**Work to complete:** Repeat the lines exactly from the line that contains "Write the matplotlib code for this chart." through the line that contains "30.9, 31.6, 32.1]"; leave images out and add nothing.

**Input material:**
## START

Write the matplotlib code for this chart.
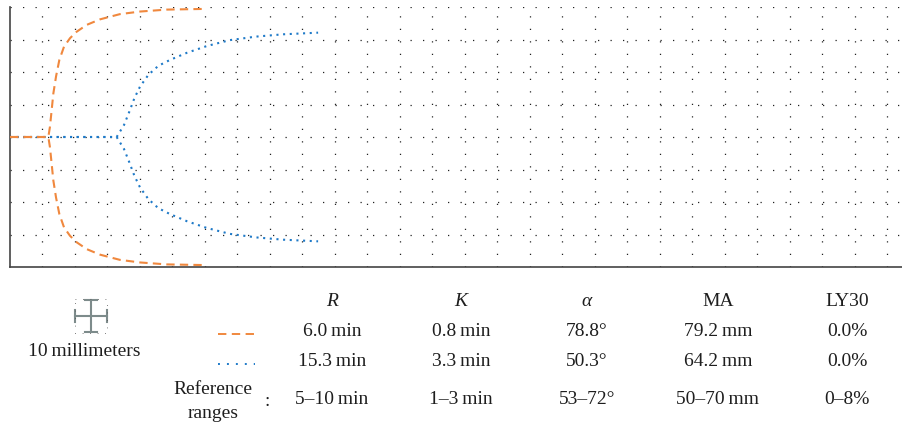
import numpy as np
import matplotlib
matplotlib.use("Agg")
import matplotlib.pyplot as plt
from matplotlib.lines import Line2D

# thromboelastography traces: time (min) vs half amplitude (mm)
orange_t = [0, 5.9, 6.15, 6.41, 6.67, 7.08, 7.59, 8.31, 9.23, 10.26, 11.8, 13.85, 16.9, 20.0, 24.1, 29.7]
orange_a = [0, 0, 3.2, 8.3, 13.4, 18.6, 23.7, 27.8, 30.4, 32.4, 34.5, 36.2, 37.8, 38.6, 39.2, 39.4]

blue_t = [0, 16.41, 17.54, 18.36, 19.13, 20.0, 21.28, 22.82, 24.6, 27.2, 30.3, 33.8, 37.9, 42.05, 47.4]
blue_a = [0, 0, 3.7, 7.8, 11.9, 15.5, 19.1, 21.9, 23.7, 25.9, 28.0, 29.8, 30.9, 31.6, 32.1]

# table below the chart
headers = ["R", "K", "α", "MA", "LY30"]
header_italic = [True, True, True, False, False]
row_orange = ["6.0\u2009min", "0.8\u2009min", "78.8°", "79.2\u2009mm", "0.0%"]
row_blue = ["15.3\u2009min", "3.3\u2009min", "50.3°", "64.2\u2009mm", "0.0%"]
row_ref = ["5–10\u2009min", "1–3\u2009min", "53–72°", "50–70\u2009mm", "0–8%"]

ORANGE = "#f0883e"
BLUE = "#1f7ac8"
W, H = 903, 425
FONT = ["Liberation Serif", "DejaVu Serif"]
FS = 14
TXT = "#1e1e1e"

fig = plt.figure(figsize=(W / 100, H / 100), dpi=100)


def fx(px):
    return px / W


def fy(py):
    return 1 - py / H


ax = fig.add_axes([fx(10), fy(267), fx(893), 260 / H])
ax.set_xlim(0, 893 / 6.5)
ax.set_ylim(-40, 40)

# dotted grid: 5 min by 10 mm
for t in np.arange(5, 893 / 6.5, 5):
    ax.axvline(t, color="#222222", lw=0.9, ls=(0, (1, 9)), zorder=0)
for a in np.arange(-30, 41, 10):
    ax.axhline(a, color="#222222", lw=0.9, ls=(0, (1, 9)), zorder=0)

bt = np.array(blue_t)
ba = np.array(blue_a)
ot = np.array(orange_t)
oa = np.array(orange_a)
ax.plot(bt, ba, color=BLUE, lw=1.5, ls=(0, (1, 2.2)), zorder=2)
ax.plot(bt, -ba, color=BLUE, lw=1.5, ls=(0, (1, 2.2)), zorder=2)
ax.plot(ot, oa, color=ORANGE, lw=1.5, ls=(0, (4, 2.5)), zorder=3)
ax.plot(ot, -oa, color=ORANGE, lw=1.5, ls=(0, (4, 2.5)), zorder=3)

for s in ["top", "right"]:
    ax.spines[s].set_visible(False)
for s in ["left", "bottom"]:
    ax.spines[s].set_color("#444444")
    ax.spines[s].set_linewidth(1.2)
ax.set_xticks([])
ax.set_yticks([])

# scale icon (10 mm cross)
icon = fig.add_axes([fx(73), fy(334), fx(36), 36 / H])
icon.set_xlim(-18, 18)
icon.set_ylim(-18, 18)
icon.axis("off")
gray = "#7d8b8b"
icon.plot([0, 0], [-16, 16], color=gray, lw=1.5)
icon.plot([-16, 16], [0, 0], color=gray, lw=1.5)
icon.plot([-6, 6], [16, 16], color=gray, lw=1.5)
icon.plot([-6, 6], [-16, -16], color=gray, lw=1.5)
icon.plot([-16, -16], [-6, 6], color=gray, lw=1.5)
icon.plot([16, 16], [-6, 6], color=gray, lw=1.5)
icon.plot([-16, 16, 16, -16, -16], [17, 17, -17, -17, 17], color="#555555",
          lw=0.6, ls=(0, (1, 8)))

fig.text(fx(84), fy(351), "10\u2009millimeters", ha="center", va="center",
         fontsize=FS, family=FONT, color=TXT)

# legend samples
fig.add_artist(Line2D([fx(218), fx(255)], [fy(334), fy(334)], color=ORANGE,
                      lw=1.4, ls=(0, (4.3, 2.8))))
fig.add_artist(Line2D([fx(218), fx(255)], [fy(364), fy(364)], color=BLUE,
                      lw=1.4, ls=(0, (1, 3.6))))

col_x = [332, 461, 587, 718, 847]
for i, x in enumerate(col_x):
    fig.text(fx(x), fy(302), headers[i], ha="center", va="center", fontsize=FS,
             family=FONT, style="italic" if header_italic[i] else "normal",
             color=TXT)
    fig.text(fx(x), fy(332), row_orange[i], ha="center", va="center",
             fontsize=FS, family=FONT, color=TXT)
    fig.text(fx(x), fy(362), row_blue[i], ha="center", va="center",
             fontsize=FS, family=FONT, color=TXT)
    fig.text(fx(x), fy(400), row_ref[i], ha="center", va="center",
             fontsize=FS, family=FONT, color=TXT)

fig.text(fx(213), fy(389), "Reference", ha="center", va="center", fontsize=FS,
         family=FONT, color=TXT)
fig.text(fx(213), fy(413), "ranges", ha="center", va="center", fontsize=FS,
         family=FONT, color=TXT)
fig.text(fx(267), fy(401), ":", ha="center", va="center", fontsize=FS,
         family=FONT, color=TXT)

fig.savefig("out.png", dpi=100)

## END
## START

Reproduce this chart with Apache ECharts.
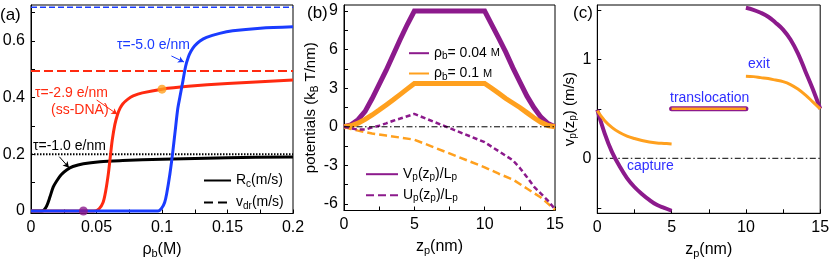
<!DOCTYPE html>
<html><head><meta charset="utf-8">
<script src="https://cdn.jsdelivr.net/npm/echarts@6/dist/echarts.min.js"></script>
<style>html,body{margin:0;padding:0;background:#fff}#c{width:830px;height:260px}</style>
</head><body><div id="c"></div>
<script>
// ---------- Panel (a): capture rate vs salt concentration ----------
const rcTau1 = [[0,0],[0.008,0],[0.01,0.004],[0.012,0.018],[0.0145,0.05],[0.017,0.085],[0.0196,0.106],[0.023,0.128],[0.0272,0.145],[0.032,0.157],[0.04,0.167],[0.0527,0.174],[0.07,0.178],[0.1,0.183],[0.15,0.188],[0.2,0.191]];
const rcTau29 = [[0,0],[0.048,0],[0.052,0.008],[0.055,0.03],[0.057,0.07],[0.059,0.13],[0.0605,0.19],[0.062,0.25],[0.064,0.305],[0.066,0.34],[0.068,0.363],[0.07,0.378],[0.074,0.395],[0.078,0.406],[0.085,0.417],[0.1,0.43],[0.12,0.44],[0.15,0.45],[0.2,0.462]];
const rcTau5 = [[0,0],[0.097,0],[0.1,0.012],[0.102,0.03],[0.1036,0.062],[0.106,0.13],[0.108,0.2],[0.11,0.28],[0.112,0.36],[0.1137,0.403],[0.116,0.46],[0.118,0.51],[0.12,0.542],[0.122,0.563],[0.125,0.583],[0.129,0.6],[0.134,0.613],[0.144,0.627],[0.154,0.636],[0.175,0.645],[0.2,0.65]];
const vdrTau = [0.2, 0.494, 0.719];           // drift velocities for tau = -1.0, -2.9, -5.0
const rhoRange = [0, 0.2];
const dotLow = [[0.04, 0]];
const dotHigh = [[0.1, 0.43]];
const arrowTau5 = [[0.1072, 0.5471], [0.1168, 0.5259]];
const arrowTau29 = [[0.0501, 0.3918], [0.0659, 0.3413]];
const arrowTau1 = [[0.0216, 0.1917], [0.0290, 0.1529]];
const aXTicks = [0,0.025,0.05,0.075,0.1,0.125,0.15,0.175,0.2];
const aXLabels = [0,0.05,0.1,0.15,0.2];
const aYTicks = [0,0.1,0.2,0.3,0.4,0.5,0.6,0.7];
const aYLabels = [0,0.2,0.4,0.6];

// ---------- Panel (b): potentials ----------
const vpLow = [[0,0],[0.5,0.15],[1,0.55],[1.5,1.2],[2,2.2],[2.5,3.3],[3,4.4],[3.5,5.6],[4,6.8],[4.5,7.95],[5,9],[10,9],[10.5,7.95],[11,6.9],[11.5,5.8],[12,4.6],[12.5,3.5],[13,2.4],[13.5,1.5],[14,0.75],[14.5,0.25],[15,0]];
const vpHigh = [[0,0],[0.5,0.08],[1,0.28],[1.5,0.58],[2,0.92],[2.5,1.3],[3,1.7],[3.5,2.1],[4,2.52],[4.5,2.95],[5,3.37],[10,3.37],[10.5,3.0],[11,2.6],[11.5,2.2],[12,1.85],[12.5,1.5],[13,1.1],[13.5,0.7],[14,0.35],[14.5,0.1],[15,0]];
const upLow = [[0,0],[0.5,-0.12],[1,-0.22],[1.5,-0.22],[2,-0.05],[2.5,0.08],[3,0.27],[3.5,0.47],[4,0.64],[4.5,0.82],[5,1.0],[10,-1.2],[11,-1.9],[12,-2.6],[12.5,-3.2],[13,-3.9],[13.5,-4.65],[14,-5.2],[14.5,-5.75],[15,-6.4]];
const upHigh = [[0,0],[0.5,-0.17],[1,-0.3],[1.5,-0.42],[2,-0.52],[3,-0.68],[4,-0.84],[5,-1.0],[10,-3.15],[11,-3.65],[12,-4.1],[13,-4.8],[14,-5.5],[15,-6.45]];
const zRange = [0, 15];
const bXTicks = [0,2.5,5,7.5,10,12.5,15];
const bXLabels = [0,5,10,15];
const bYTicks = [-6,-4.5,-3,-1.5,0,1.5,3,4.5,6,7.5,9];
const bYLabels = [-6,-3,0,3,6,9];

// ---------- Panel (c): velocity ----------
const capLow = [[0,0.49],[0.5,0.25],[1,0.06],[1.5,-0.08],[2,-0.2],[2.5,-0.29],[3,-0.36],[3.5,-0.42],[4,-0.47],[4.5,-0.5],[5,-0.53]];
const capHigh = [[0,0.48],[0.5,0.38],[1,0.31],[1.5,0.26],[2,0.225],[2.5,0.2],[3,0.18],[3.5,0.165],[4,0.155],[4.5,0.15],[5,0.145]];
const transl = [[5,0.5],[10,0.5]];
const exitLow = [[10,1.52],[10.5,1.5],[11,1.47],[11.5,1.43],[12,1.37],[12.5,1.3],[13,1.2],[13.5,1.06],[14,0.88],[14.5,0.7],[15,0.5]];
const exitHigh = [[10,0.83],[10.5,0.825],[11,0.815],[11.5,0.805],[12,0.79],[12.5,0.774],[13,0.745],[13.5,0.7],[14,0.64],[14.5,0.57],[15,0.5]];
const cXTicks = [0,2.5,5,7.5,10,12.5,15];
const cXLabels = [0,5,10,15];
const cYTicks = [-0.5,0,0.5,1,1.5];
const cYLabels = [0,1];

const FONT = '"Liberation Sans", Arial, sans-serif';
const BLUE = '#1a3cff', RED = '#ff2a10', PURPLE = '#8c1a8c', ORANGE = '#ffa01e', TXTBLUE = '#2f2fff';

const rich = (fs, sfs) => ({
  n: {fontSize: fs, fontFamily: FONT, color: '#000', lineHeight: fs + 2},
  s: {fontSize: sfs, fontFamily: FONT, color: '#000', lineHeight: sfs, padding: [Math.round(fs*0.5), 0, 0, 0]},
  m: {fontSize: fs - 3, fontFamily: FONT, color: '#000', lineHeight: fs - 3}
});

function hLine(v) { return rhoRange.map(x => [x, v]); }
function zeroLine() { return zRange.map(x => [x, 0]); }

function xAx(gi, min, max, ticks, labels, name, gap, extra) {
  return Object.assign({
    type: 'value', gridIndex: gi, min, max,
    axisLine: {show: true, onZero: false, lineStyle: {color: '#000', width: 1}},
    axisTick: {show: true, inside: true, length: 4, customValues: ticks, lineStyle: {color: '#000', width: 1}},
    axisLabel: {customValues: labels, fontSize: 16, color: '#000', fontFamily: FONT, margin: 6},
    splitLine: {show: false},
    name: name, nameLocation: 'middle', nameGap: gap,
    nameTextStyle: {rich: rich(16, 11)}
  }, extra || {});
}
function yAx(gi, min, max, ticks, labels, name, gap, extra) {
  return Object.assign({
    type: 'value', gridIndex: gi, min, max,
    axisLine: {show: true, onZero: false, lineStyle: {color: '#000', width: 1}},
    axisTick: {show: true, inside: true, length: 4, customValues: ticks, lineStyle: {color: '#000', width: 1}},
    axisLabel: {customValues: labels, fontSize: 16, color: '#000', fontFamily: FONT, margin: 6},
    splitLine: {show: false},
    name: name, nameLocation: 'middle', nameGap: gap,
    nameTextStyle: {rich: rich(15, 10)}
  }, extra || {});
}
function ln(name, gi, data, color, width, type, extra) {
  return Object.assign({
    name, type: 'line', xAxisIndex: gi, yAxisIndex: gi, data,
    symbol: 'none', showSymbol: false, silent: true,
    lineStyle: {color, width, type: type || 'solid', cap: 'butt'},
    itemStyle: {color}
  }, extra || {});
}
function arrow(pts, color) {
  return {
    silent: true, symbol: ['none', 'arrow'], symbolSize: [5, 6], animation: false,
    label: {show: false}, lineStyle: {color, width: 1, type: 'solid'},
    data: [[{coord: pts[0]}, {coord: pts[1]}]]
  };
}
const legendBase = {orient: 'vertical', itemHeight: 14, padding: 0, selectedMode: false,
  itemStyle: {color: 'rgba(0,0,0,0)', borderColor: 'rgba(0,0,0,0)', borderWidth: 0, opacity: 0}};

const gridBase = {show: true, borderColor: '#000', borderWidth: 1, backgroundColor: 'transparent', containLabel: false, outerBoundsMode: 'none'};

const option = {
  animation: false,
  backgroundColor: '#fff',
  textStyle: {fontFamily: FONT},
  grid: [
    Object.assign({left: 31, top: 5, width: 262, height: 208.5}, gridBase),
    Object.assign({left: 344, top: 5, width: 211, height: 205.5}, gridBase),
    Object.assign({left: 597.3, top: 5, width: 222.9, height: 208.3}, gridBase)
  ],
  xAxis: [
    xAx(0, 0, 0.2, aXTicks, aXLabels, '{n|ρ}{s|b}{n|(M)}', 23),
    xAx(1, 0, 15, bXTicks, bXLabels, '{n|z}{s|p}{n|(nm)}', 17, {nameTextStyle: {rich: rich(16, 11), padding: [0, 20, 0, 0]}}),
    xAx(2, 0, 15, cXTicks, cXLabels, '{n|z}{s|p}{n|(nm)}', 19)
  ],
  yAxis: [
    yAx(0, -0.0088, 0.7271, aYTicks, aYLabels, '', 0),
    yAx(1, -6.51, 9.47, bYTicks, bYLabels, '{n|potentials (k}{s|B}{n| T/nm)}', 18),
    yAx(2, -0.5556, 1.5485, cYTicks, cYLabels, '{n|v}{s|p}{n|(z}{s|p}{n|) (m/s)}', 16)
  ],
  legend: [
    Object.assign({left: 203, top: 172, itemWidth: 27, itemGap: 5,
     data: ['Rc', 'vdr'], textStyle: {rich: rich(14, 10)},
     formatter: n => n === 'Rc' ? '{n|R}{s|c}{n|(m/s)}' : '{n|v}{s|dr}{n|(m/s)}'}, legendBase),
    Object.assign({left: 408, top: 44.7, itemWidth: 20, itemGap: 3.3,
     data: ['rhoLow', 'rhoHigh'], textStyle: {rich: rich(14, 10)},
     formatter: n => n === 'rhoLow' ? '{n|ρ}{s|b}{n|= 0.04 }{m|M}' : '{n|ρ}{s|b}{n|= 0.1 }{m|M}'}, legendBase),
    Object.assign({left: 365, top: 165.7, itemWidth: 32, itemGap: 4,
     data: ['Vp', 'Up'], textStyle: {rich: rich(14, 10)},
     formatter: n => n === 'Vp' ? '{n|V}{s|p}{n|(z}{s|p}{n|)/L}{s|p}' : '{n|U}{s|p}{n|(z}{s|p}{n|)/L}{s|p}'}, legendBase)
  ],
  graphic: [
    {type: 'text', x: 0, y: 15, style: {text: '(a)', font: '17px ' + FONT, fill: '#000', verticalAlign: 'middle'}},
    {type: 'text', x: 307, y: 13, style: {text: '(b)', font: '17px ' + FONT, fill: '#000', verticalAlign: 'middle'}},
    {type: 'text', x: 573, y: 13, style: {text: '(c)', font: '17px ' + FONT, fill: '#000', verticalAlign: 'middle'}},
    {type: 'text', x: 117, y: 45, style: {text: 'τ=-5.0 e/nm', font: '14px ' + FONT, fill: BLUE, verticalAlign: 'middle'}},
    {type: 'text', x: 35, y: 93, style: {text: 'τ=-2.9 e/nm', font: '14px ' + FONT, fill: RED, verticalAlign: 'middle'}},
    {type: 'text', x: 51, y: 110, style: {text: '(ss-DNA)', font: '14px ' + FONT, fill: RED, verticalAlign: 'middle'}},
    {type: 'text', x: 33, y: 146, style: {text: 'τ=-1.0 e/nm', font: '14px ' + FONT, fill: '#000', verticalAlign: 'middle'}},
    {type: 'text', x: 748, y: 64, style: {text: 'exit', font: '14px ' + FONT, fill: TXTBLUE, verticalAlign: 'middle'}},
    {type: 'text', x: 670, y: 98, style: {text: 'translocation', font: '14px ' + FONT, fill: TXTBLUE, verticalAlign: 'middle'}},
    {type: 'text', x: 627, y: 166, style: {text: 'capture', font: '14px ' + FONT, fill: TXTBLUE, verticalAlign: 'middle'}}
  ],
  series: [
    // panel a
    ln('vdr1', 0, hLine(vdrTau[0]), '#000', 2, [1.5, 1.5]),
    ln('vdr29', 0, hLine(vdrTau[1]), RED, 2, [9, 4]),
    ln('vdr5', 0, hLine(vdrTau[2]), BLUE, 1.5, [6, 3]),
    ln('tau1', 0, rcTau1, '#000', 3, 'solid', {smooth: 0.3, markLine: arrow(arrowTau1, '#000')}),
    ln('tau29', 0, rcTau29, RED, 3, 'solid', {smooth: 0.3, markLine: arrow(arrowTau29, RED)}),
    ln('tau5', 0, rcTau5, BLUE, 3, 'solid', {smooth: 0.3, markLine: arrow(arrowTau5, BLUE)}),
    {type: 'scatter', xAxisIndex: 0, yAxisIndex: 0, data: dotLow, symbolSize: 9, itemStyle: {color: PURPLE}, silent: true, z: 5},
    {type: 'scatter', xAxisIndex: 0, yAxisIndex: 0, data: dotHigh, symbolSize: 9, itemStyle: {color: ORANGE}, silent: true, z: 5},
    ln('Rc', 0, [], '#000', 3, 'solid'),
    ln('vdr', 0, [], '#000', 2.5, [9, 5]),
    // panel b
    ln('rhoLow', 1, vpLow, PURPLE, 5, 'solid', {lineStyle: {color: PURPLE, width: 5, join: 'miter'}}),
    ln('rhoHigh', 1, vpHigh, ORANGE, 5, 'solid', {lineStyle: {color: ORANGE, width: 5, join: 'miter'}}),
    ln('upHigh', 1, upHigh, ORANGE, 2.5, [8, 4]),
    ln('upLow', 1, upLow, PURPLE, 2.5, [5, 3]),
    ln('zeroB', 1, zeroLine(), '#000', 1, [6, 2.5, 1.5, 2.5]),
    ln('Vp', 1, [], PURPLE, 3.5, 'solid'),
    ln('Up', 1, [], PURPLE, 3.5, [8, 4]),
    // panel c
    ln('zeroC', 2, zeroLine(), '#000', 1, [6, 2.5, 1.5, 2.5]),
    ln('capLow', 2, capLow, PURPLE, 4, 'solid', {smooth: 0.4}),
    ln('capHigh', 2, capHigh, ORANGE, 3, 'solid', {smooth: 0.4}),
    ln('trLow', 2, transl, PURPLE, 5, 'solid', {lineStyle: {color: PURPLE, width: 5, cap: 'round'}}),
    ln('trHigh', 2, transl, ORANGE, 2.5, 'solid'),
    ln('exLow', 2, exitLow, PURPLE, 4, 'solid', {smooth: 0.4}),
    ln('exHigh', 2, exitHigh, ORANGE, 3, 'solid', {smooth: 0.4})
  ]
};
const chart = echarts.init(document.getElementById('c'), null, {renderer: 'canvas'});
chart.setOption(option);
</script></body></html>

## END

**Response:**
Write the matplotlib code for this chart.
import numpy as np
import matplotlib
matplotlib.use("Agg")
import matplotlib.pyplot as plt
from matplotlib.lines import Line2D

# thromboelastography traces: time (min) vs half amplitude (mm)
orange_t = [0, 5.9, 6.15, 6.41, 6.67, 7.08, 7.59, 8.31, 9.23, 10.26, 11.8, 13.85, 16.9, 20.0, 24.1, 29.7]
orange_a = [0, 0, 3.2, 8.3, 13.4, 18.6, 23.7, 27.8, 30.4, 32.4, 34.5, 36.2, 37.8, 38.6, 39.2, 39.4]

blue_t = [0, 16.41, 17.54, 18.36, 19.13, 20.0, 21.28, 22.82, 24.6, 27.2, 30.3, 33.8, 37.9, 42.05, 47.4]
blue_a = [0, 0, 3.7, 7.8, 11.9, 15.5, 19.1, 21.9, 23.7, 25.9, 28.0, 29.8, 30.9, 31.6, 32.1]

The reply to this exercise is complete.